/ 5 October 2002

What happened to principles?

In what must rank as some of the most fatuous remarks made so far on South Africa’s relations with Zimbabwe, Deputy Minister of Foreign Affairs Aziz Pahad announced last weekend that Pretoria will not bow to pressure to ”declare war” on its crisis-torn neighbour.

”We don’t believe that their megaphone diplomacy and screaming from the rooftops has helped anyway,” he was quoted as saying. ”If it is not diplomacy we pursue in dealing with Zimbabwe, then it is war. We will not go to war with Zimbabwe.”

Pahad was replying to remarks by British Foreign Secretary Jack Straw expressing disappointment with the failure of the Commonwealth troika, made up of President Thabo Mbeki, Nigeria’s President Olusegun Obasanjo and Australian Prime Minister John Howard, to adopt a more robust response to President Robert Mugabe’s suppurating misrule when they met recently in Abuja, Nigeria.

Pahad seemed in particular to resent the suggestion that the two African heads of state lacked commitment in dealing with Zimbabwe.

”What are they proposing we should be doing?” Pahad asked. ”Jack Straw and others must tell us what they expect the Southern African Development Community [SADC] to do.”

Stop glossing over a brutally stolen election would be a start.

Beginning with ministerial manipulation of the South African observer mission even before the result of Zimbabwe’s presidential poll was known in early March, Pretoria has been busy underlining the legitimacy of Mugabe’s rogue regime despite the fact he changed electoral laws to favour his candidacy, unleashed state-sponsored militias against members of the opposition Movement for Democratic Change (MDC) and prevented it from holding rallies or communicating through the public media.

Tens of thousands of voters were arbitrarily removed from the voters’ roll ahead of the election or turned away from polling stations in MDC strongholds such as Harare.

All this was okay with South Africa, ministers suggested. Worse still, Deputy President Jacob Zuma was shown on TV embracing his counterpart in Harare immediately after this brazen assault on the democratic process.

Pahad wants to know what the SADC can do. Apart from ending their collusion with a regime whose supporters murder opponents with impunity, adhering to standards regional states have set themselves would be a helpful step.

South Africa and other SADC countries have fundamental rights enshrined in their Constitutions that include a commitment to free and fair elections, independence of the judiciary and freedom of the press. The SADC is committed to specific electoral principles agreed only last year. Instead of upholding these democratic values, governments in the region have endorsed electoral hijacking in Zimbabwe and remained silent as the judiciary and press are manacled.

In last weekend’s council elections opposition candidates were in many reported cases barred from registering or intimidated into withdrawing as Mugabe’s repression grows. Lawless land seizures have led to destitution and famine.

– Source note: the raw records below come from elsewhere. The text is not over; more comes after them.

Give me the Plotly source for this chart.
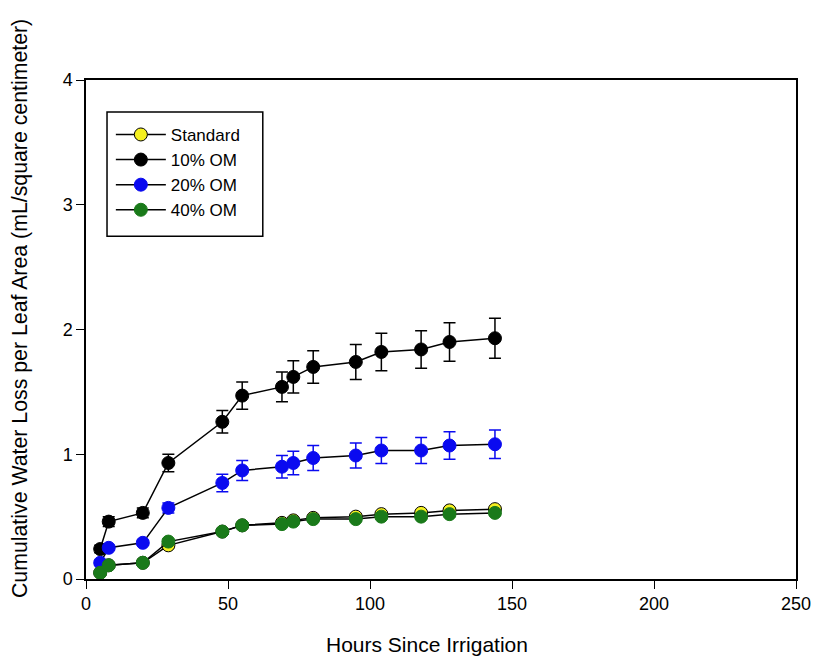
import plotly.graph_objects as go

hours = [5, 8, 20, 29, 48, 55, 69, 73, 80, 95, 104, 118, 128, 144]

standard = [0.05, 0.11, 0.13, 0.27, 0.38, 0.43, 0.45, 0.47, 0.49, 0.50, 0.52, 0.53, 0.55, 0.56]
standard_err = [0.01, 0.01, 0.01, 0.02, 0.02, 0.02, 0.02, 0.02, 0.02, 0.02, 0.02, 0.02, 0.02, 0.02]

om10 = [0.24, 0.46, 0.53, 0.93, 1.26, 1.47, 1.54, 1.62, 1.70, 1.74, 1.82, 1.84, 1.90, 1.93]
om10_err = [0.03, 0.04, 0.04, 0.07, 0.09, 0.11, 0.12, 0.13, 0.13, 0.14, 0.15, 0.15, 0.155, 0.16]

om20 = [0.13, 0.25, 0.29, 0.57, 0.77, 0.87, 0.90, 0.93, 0.97, 0.99, 1.03, 1.03, 1.07, 1.08]
om20_err = [0.02, 0.02, 0.02, 0.04, 0.07, 0.08, 0.09, 0.095, 0.10, 0.10, 0.105, 0.105, 0.11, 0.115]

om40 = [0.05, 0.11, 0.13, 0.30, 0.38, 0.43, 0.44, 0.46, 0.48, 0.48, 0.50, 0.50, 0.52, 0.53]
om40_err = [0.01, 0.01, 0.01, 0.02, 0.02, 0.02, 0.02, 0.02, 0.02, 0.02, 0.02, 0.02, 0.02, 0.02]

x_ticks = [0, 50, 100, 150, 200, 250]
y_ticks = [0, 1, 2, 3, 4]

series = [
    ("Standard", standard, standard_err, "#f5f020", "black"),
    ("10% OM", om10, om10_err, "black", "black"),
    ("20% OM", om20, om20_err, "#0a0af0", "#0a0af0"),
    ("40% OM", om40, om40_err, "#1a7a1a", "#1a7a1a"),
]

fig = go.Figure()
for name, vals, err, color, edge in series:
    fig.add_trace(go.Scatter(
        x=hours, y=vals, name=name, mode="lines+markers",
        line=dict(color="black", width=1.5),
        marker=dict(size=13, color=color, line=dict(color=edge, width=1)),
        error_y=dict(type="data", array=err, visible=True, color=edge,
                     thickness=1.5, width=6),
    ))

# page body adds ~8px offset, margins compensate for it
font = "Arial, Liberation Sans, sans-serif"
fig.update_layout(
    width=830, height=663,
    margin=dict(l=78, r=42, t=72, b=92, autoexpand=False),
    paper_bgcolor="white", plot_bgcolor="white",
    font=dict(family=font, size=18, color="black"),
    showlegend=True,
    legend=dict(x=0.035, y=0.926, xanchor="left", yanchor="top",
                borderwidth=0, bgcolor="rgba(0,0,0,0)",
                font=dict(size=17), tracegroupgap=0, itemwidth=50),
)
# legend frame
fig.add_shape(type="rect", xref="paper", yref="paper",
              x0=0.0296, x1=0.249, y0=0.687, y1=0.936,
              line=dict(color="black", width=1.5), fillcolor="rgba(0,0,0,0)")
fig.update_xaxes(
    range=[0, 250], tickvals=x_ticks, automargin=False,
    showline=True, linecolor="black", linewidth=1.5, mirror=True,
    ticks="outside", ticklen=8, tickcolor="black", showgrid=False, zeroline=False,
)
fig.update_yaxes(
    range=[0, 4], tickvals=y_ticks, automargin=False,
    showline=True, linecolor="black", linewidth=1.5, mirror=True,
    ticks="outside", ticklen=8, tickcolor="black", showgrid=False, zeroline=False,
)
fig.add_annotation(text="Hours Since Irrigation", xref="paper", yref="paper",
                   x=0.48, y=-0.132, xanchor="center", yanchor="middle",
                   showarrow=False, font=dict(size=21))
fig.add_annotation(text="Cumulative Water Loss per Leaf Area (mL/square centimeter)",
                   xref="paper", yref="paper", x=-0.093, y=0.543,
                   xanchor="center", yanchor="middle", textangle=-90,
                   showarrow=False, font=dict(size=21.3))

fig.write_html("out.html")
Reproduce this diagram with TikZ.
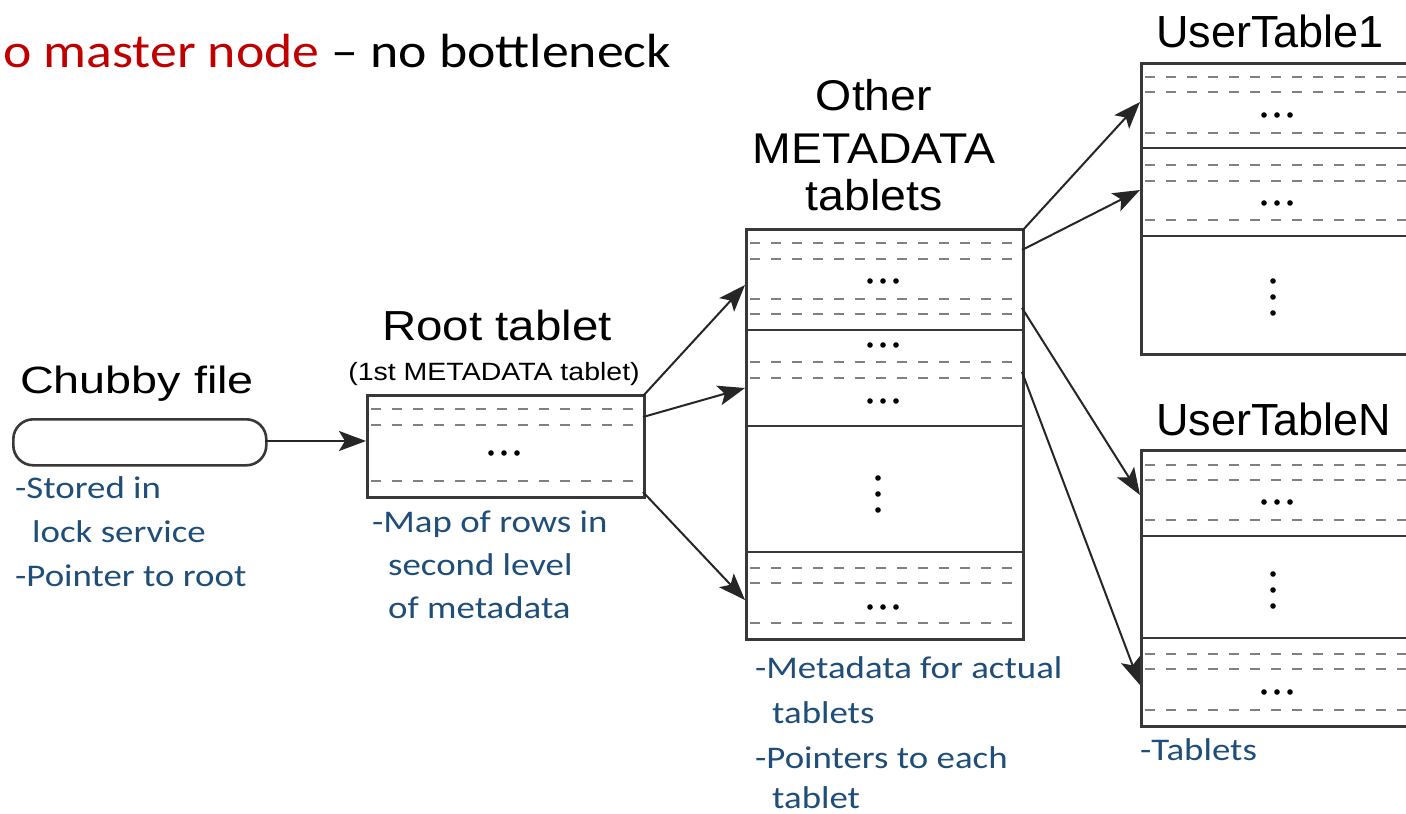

Despite this record, regional leaders persist in the pretence that the negative press Zimbabwe receives abroad is the product of reactionary forces opposed to transformation. There has been no attempt to spell out the meaning of good governance, accountability and the rule of law that are fundamental to the success of the New Partnership for Africa’s Development (Nepad), which Mbeki and Obasanjo are touting as the continent’s survival kit.

African National Congress spokesperson Smuts Ngonyama, interviewed by the Mail & Guardian last week, repeated the ruling Zanu-PF party’s mantra that MDC leader Morgan Tsvangirai was beholden to foreign ”masters”. Change must come from within Zimbabwe, Ngonyama insisted. Whether Mugabe should go was not for the ANC to decide.

But when the ANC is part of a regional bloc determined to shield Mugabe from measures designed to prevent him sabotaging his country’s democratic institutions and pauperising its people, then officials like Ngonyama and Pahad who duck the issues by talking about megaphone diplomacy and foreign masters need to be reminded that their apparent lack of principled resolve in confronting tyranny presages a future South Africans have every reason to worry about.